Rating: 4.5/5
Criterion Challenge 2023 | 39/52 | Spine #800-950 (#851)
Fox the Speaking Head is a traveling carnival act in which a severed head speaks to the audience.
Inspector Braun walks onto the stage carrying an arrest warrant. Fox comes through the curtains and kisses Klaus, the ringleader, goodbye as they cart Klaus off to prison.
Fox buys a lottery ticket, the same as he does every week. He pulls off his shoe to grab the money, but the wind catches it. The teller laughs as another man steps on the cash, threatens Fox, and uses the money for beer.

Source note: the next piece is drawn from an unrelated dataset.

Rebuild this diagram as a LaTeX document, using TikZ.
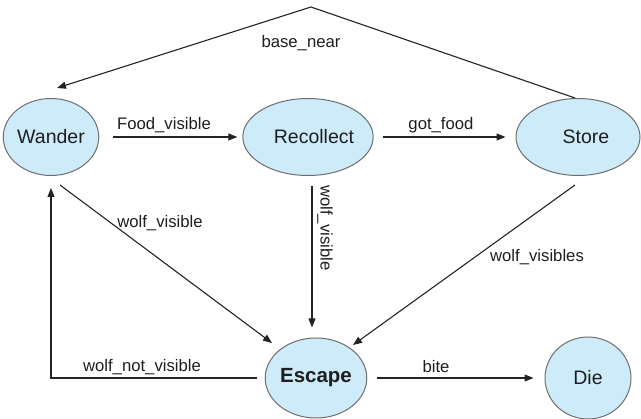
\documentclass[tikz,border=0pt]{standalone}
\usepackage{fontspec}
\setmainfont{Liberation Sans}
\usetikzlibrary{arrows.meta,shapes.geometric}
\definecolor{statefill}{RGB}{206,235,250}
\definecolor{stateline}{RGB}{110,110,110}
\definecolor{wire}{RGB}{35,35,35}
\definecolor{ink}{RGB}{30,30,30}
\begin{document}
\begin{tikzpicture}[x=1pt,y=-1pt,
  state/.style={ellipse,draw=stateline,fill=statefill,line width=1pt,inner sep=0pt,
    text=ink,font=\fontsize{19.5}{20}\selectfont},
  trans/.style={draw=wire,line width=1.1pt,-{Triangle[length=9pt,width=7pt]}},
  lbl/.style={font=\fontsize{16.7}{17}\selectfont,inner sep=0pt,text=ink}]
\useasboundingbox (0,0) rectangle (641,419);

% states
\node[state,minimum width=94,minimum height=77] (W) at (51,137) {Wander};
\node[state,minimum width=126,minimum height=77] (R) at (308,137) {\hspace{12pt}Recollect};
\node[state,minimum width=124,minimum height=77] (S) at (578,137) {\hspace{16pt}Store};
\node[state,minimum width=88,minimum height=80,font=\fontsize{20.5}{21}\selectfont\bfseries] (E) at (316,378) {Escape};
\node[state,minimum width=86,minimum height=82] (D) at (588,378) {Die};

% transitions
\coordinate (apex) at (311,7);
\draw[trans] ([xshift=-3pt]S.north) -- (apex) -- ([xshift=6pt,yshift=10pt]W.north);
\draw[trans] ([xshift=14pt]W.east) -- ([xshift=-5pt]R.west);
\draw[trans] ([xshift=9pt]R.east) -- ([xshift=-10pt]S.west);

\coordinate (rs) at ([xshift=4pt,yshift=-10pt]R.south);
\coordinate (en) at ([yshift=10pt]E.north);
\draw[trans] (rs) -- (rs |- en);

\draw[trans] ([shift={(9pt,-48pt)}]W.center) -- ([shift={(-44pt,35pt)}]E.center);
\draw[trans] ([shift={(-3pt,-48pt)}]S.center) -- ([shift={(37pt,33pt)}]E.center);
\draw[trans] ([xshift=-8pt]E.west) -| ([yshift=-12pt]W.south);
\draw[trans] ([xshift=10pt]E.east) -- ([xshift=-11pt]D.west);

% transition labels
\node[lbl] (l1) at (301,43) {base\_near};
\node[lbl] (l2) at (164,125) {Food\_visible};
\node[lbl] (l3) at (441,125) {got\_food};
\node[lbl] (l4) at (160,223) {wolf\_visible};
\node[lbl,rotate=-90] (l5) at (325,228) {wolf\_visible};
\node[lbl] (l6) at (537,257) {wolf\_visibles};
\node[lbl] (l7) at (142,367) {wolf\_not\_visible};
\node[lbl] (l8) at (436,367) {bite};
\end{tikzpicture}
\end{document}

A man cruises Fox, and Fox gets in his car. Fox calls him Uncle Max. They rip off a flower booth so Fox can get his lotto tickets.
Uncle Max takes Fox back to his place, pulling Fox into a world of wealth and cruelty. Fox won the lottery, half a million marks.
— He’s not the kind of guy that wealth makes rich. — You can’t buy manners with money. — Manners don’t fill the belly.
Fox and Eugen, a friend of Max’s, start seeing each other. Though Fox repulses Eugen, he sticks around. Fox embarrasses him in a French restaurant for A) not knowing French and B) showing off some loud finger trick on the tables.
Eugen’s boyfriend doesn’t understand it, but Max gives him a knowing reassurance:
Of course I understand it. There are things between heaven and earth, my boy, that go far beyond what you could ever understand.
Before Fassbinder’s epic Berlin Alexanderplatz, he played his own Franz Biberkopf — one of God’s fools who believe their life can turn around, that goodness is available to them, but that God has cursed to a comic tragedy.
Fassbinder has the perfect Biberkopf face — the clever smirk that every subtlety misses.
These rich men exploit his simplicity, luring him to take everything away.
All the while, Fox believes he is happy.